▶ THE RECORDS:
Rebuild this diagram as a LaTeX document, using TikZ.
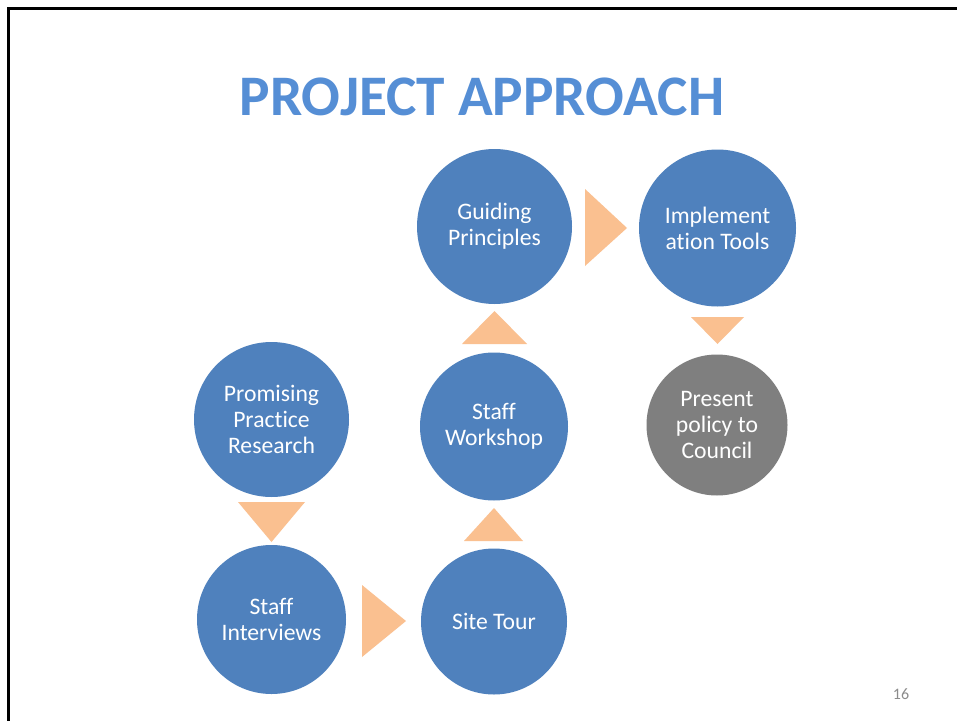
\documentclass[tikz,border=0pt]{standalone}
\usepackage{fontspec}
\setmainfont{Carlito}[Ligatures={NoCommon}]
\definecolor{circblue}{HTML}{4F81BD}
\definecolor{circgray}{HTML}{7F7F7F}
\definecolor{arrorange}{HTML}{FAC090}
\definecolor{titleblue}{HTML}{558ED5}
\definecolor{pagegray}{HTML}{8C8C8C}
\newcommand\pxlen[1]{#1*0.75pt}
\begin{document}
\begin{tikzpicture}[x=0.75pt,y=-0.75pt,
  stage/.style={circle,fill=circblue,inner sep=0pt,text=white,align=center,
    font=\fontsize{17.75pt}{19.6pt}\selectfont},
  finalstage/.style={stage,fill=circgray},
  arrowtri/.style={fill=arrorange}]
\useasboundingbox (0,0) rectangle (957,721);
\fill[white] (0,0) rectangle (957,721);
\draw[line width=2.25pt] (8.2,721) -- (8.2,8.2) -- (957,8.2);
\node[text=titleblue,font=\fontsize{43pt}{50pt}\selectfont\bfseries] (title) at (482,97) {PROJECT APPROACH};
\node[stage,minimum size=\pxlen{155}] (ppr) at (271.5,419.5) {Promising\\Practice\\Research};
\node[stage,minimum size=\pxlen{149}] (si) at (271.5,619.5) {Staff\\Interviews};
\node[stage,minimum size=\pxlen{146}] (st) at (494,621.5) {Site Tour};
\node[stage,minimum size=\pxlen{148}] (sw) at (494,426.5) {Staff\\Workshop};
\node[stage,minimum size=\pxlen{155}] (gp) at (494.5,226.5) {Guiding\\Principles};
\node[stage,minimum size=\pxlen{157}] (it) at (717.5,228) {Implement\\ation Tools};
\node[finalstage,minimum size=\pxlen{141}] (pc) at (717,425) {Present\\policy to\\Council};
\fill[arrowtri] (238,502) -- (305,502) -- (271.5,542) -- cycle;
\fill[arrowtri] (362,585) -- (362,657) -- (406,621) -- cycle;
\fill[arrowtri] (464,541) -- (523,541) -- (494,508) -- cycle;
\fill[arrowtri] (462,344) -- (527,344) -- (494.5,311) -- cycle;
\fill[arrowtri] (585,189) -- (585,266) -- (627,228) -- cycle;
\fill[arrowtri] (691,317) -- (744,317) -- (717.5,344) -- cycle;
\node[text=pagegray,font=\fontsize{12pt}{14pt}\selectfont] (pg) at (901,694) {16};
\end{tikzpicture}
\end{document}
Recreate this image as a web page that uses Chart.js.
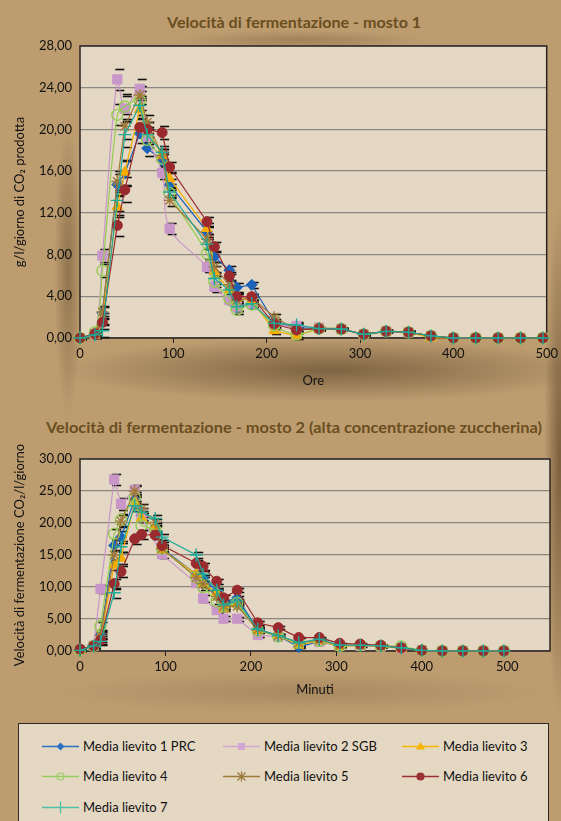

▶ WRITTEN TASK:
Return each line from the material above exactly, but not the pictures.

▶ RESPONSE TO THIS TASK:
Rebuild this diagram as a LaTeX document, using TikZ.
\documentclass[tikz,border=0pt]{standalone}
\usepackage{fontspec}
\setmainfont{Carlito}[Ligatures={NoCommon}]
\definecolor{circblue}{HTML}{4F81BD}
\definecolor{circgray}{HTML}{7F7F7F}
\definecolor{arrorange}{HTML}{FAC090}
\definecolor{titleblue}{HTML}{558ED5}
\definecolor{pagegray}{HTML}{8C8C8C}
\newcommand\pxlen[1]{#1*0.75pt}
\begin{document}
\begin{tikzpicture}[x=0.75pt,y=-0.75pt,
  stage/.style={circle,fill=circblue,inner sep=0pt,text=white,align=center,
    font=\fontsize{17.75pt}{19.6pt}\selectfont},
  finalstage/.style={stage,fill=circgray},
  arrowtri/.style={fill=arrorange}]
\useasboundingbox (0,0) rectangle (957,721);
\fill[white] (0,0) rectangle (957,721);
\draw[line width=2.25pt] (8.2,721) -- (8.2,8.2) -- (957,8.2);
\node[text=titleblue,font=\fontsize{43pt}{50pt}\selectfont\bfseries] (title) at (482,97) {PROJECT APPROACH};
\node[stage,minimum size=\pxlen{155}] (ppr) at (271.5,419.5) {Promising\\Practice\\Research};
\node[stage,minimum size=\pxlen{149}] (si) at (271.5,619.5) {Staff\\Interviews};
\node[stage,minimum size=\pxlen{146}] (st) at (494,621.5) {Site Tour};
\node[stage,minimum size=\pxlen{148}] (sw) at (494,426.5) {Staff\\Workshop};
\node[stage,minimum size=\pxlen{155}] (gp) at (494.5,226.5) {Guiding\\Principles};
\node[stage,minimum size=\pxlen{157}] (it) at (717.5,228) {Implement\\ation Tools};
\node[finalstage,minimum size=\pxlen{141}] (pc) at (717,425) {Present\\policy to\\Council};
\fill[arrowtri] (238,502) -- (305,502) -- (271.5,542) -- cycle;
\fill[arrowtri] (362,585) -- (362,657) -- (406,621) -- cycle;
\fill[arrowtri] (464,541) -- (523,541) -- (494,508) -- cycle;
\fill[arrowtri] (462,344) -- (527,344) -- (494.5,311) -- cycle;
\fill[arrowtri] (585,189) -- (585,266) -- (627,228) -- cycle;
\fill[arrowtri] (691,317) -- (744,317) -- (717.5,344) -- cycle;
\node[text=pagegray,font=\fontsize{12pt}{14pt}\selectfont] (pg) at (901,694) {16};
\end{tikzpicture}
\end{document}
Recreate this image as a web page that uses Chart.js.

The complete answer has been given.